=== Recorded data ===
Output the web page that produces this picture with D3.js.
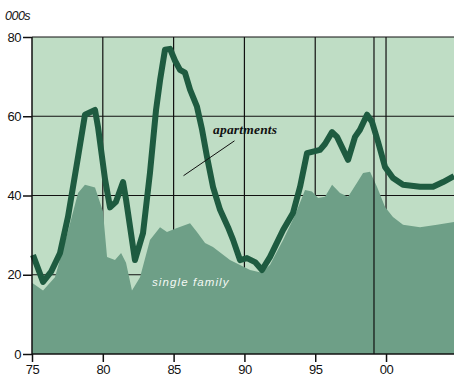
<!DOCTYPE html>
<html>
<head>
<meta charset="utf-8">
<script src="https://cdn.jsdelivr.net/npm/d3@7"></script>
<style>
body { margin: 0; background: #fff; }
text { font-family: "Liberation Sans", Arial, sans-serif; }
</style>
</head>
<body>
<div id="chart"></div>
<script>
var w = 454;
var h = 381;

// years as decimals (75 = 1975, 100 = 2000)
var aptYears = [75.07, 75.78, 76.34, 76.98, 77.54, 78.25, 78.74, 79.45, 79.66, 80.16,
    80.51, 80.93, 81.43, 81.64, 82.27, 82.84, 83.33, 83.76, 84.04, 84.39,
    84.75, 85.1, 85.45, 85.8, 86.16, 86.65, 87.01, 87.36, 87.78, 88.28,
    88.84, 89.2, 89.69, 90.18, 90.75, 91.24, 91.81, 92.73, 93.43, 93.93,
    94.42, 94.77, 95.34, 95.69, 96.19, 96.54, 97.32, 97.81, 98.16, 98.66,
    99.01, 99.44, 99.93, 100.49, 101.2, 102.4, 103.32, 104.03, 104.8];
var apartments = [25, 18.2, 20.7, 25.5, 34.6, 49.7, 60.4, 61.6, 57.3, 44,
    37, 38.4, 43.4, 39, 23.7, 30.5, 45.7, 61.6, 69, 76.8,
    77, 74, 71.7, 71, 66.7, 62.4, 56.6, 49.7, 42.2, 36.4,
    32, 28.8, 23.7, 24.2, 23.2, 21.2, 24.5, 31.3, 35.6, 42.2,
    50.7, 51, 51.5, 53, 56, 54.8, 49, 54.8, 56.6, 60.4,
    58.6, 53.5, 47.2, 44.4, 42.7, 42.2, 42.2, 43.4, 44.9];

var sfYears = [75, 75.78, 76.62, 77.54, 78.25, 78.74, 79.45, 80.01, 80.3, 80.86,
    81.29, 81.64, 82.06, 82.63, 83.33, 84.04, 84.53, 85.24, 86.16, 86.65,
    87.22, 87.78, 88.98, 90.4, 91.24, 91.81, 92.73, 93.57, 94.28, 94.77,
    95.2, 95.69, 96.19, 96.75, 97.32, 97.95, 98.38, 98.87, 99.36, 99.93,
    100.49, 101.2, 102.4, 103.6, 104.8];
var singleFamily = [18, 16, 19.4, 31, 40.6, 42.7, 42, 36, 24.5, 23.7,
    25.5, 23, 16, 19.4, 28.8, 32, 30.8, 31.8, 33, 30.8,
    28, 27, 23.7, 21.2, 20.5, 22.5, 28.8, 35, 41.4, 41,
    39.4, 39.7, 42.7, 40.6, 39.7, 43.2, 45.7, 46, 42.2, 37.1,
    34.6, 32.6, 32, 32.6, 33.3];

var xTicks = [75, 80, 85, 90, 95, 100];
var xTickLabels = ["75", "80", "85", "90", "95", "00"];
var yTicks = [0, 20, 40, 60, 80];

var x = d3.scaleLinear().domain([75, 104.8]).range([32, 454]);
var y = d3.scaleLinear().domain([0, 80]).range([354, 37]);

var svg = d3.select("#chart")
    .append("svg")
    .attr("width", w)
    .attr("height", h);

// plot background
svg.append("rect")
    .attr("x", x(75))
    .attr("y", y(80))
    .attr("width", x(104.8) - x(75))
    .attr("height", y(0) - y(80))
    .attr("fill", "#bfddc5");

// gridlines (behind the area)
svg.selectAll("line.hgrid")
    .data(yTicks.slice(1))
    .enter()
    .append("line")
    .attr("x1", x(75))
    .attr("x2", x(104.8))
    .attr("y1", function(d) { return y(d); })
    .attr("y2", function(d) { return y(d); })
    .attr("stroke", "#111")
    .attr("stroke-width", 1.2);

svg.selectAll("line.vgrid")
    .data(xTicks.slice(1))
    .enter()
    .append("line")
    .attr("x1", function(d) { return x(d); })
    .attr("x2", function(d) { return x(d); })
    .attr("y1", y(80))
    .attr("y2", y(0))
    .attr("stroke", "#111")
    .attr("stroke-width", 1.2);

// single family area
var area = d3.area()
    .x(function(d) { return x(d[0]); })
    .y0(y(0))
    .y1(function(d) { return y(d[1]); });

svg.append("path")
    .datum(d3.zip(sfYears, singleFamily))
    .attr("fill", "#6e9f87")
    .attr("d", area);

// odd vertical rule on top of the area
svg.append("line")
    .attr("x1", x(99.15))
    .attr("x2", x(99.15))
    .attr("y1", y(80))
    .attr("y2", y(0))
    .attr("stroke", "#111")
    .attr("stroke-width", 1.2);

// apartments line
var line = d3.line()
    .x(function(d) { return x(d[0]); })
    .y(function(d) { return y(d[1]); });

svg.append("path")
    .datum(d3.zip(aptYears, apartments))
    .attr("fill", "none")
    .attr("stroke", "#1e5b40")
    .attr("stroke-width", 6)
    .attr("stroke-linejoin", "round")
    .attr("d", line);

// axes
var yAxis = d3.axisLeft(y).tickValues(yTicks).tickSize(9).tickPadding(2);
var gy = svg.append("g")
    .attr("transform", "translate(" + x(75) + ",0)")
    .call(yAxis);

var xAxis = d3.axisBottom(x).tickValues(xTicks).tickSize(8).tickPadding(3)
    .tickFormat(function(d, i) { return xTickLabels[i]; });
var gx = svg.append("g")
    .attr("transform", "translate(0," + y(0) + ")")
    .call(xAxis);

[gx, gy].forEach(function(g) {
    g.select(".domain").attr("stroke", "#111").attr("stroke-width", 1.5);
    g.selectAll(".tick line").attr("stroke", "#111").attr("stroke-width", 1.5);
    g.selectAll(".tick text")
        .attr("fill", "#111")
        .style("font-size", "13px")
        .style("letter-spacing", "-0.5px");
});
gx.select(".domain").attr("d", "M" + x(75) + ",0H" + x(104.8));
gy.select(".domain").attr("d", "M0," + y(80) + "V" + y(0));

// unit label
svg.append("text")
    .attr("x", 5)
    .attr("y", 20)
    .style("font-size", "12.5px")
    .style("font-style", "italic")
    .style("letter-spacing", "-0.5px")
    .attr("fill", "#111")
    .text("000s");

// labels
svg.append("line")
    .attr("x1", x(85.7))
    .attr("y1", y(45))
    .attr("x2", x(89.3))
    .attr("y2", y(53.8))
    .attr("stroke", "#111")
    .attr("stroke-width", 1);

svg.append("text")
    .attr("x", 213)
    .attr("y", 134)
    .style("font-family", "'Liberation Serif', serif")
    .style("font-size", "13.5px")
    .style("font-weight", "bold")
    .style("font-style", "italic")
    .style("letter-spacing", "0.2px")
    .attr("fill", "#111")
    .text("apartments");

svg.append("text")
    .attr("x", 152)
    .attr("y", 286)
    .style("font-size", "11.5px")
    .style("font-style", "italic")
    .style("letter-spacing", "1.1px")
    .attr("fill", "#f4f8f4")
    .text("single family");
</script>
</body>
</html>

=== Written problem ===
Give again exactly the lines running from the beginning of the material above through the line that contains "var h = 381;", and leave out every picture.

=== Task response ===
Output the web page that produces this picture with D3.js.
<!DOCTYPE html>
<html>
<head>
<meta charset="utf-8">
<script src="https://cdn.jsdelivr.net/npm/d3@7"></script>
<style>
body { margin: 0; background: #fff; }
text { font-family: "Liberation Sans", Arial, sans-serif; }
</style>
</head>
<body>
<div id="chart"></div>
<script>
var w = 454;
var h = 381;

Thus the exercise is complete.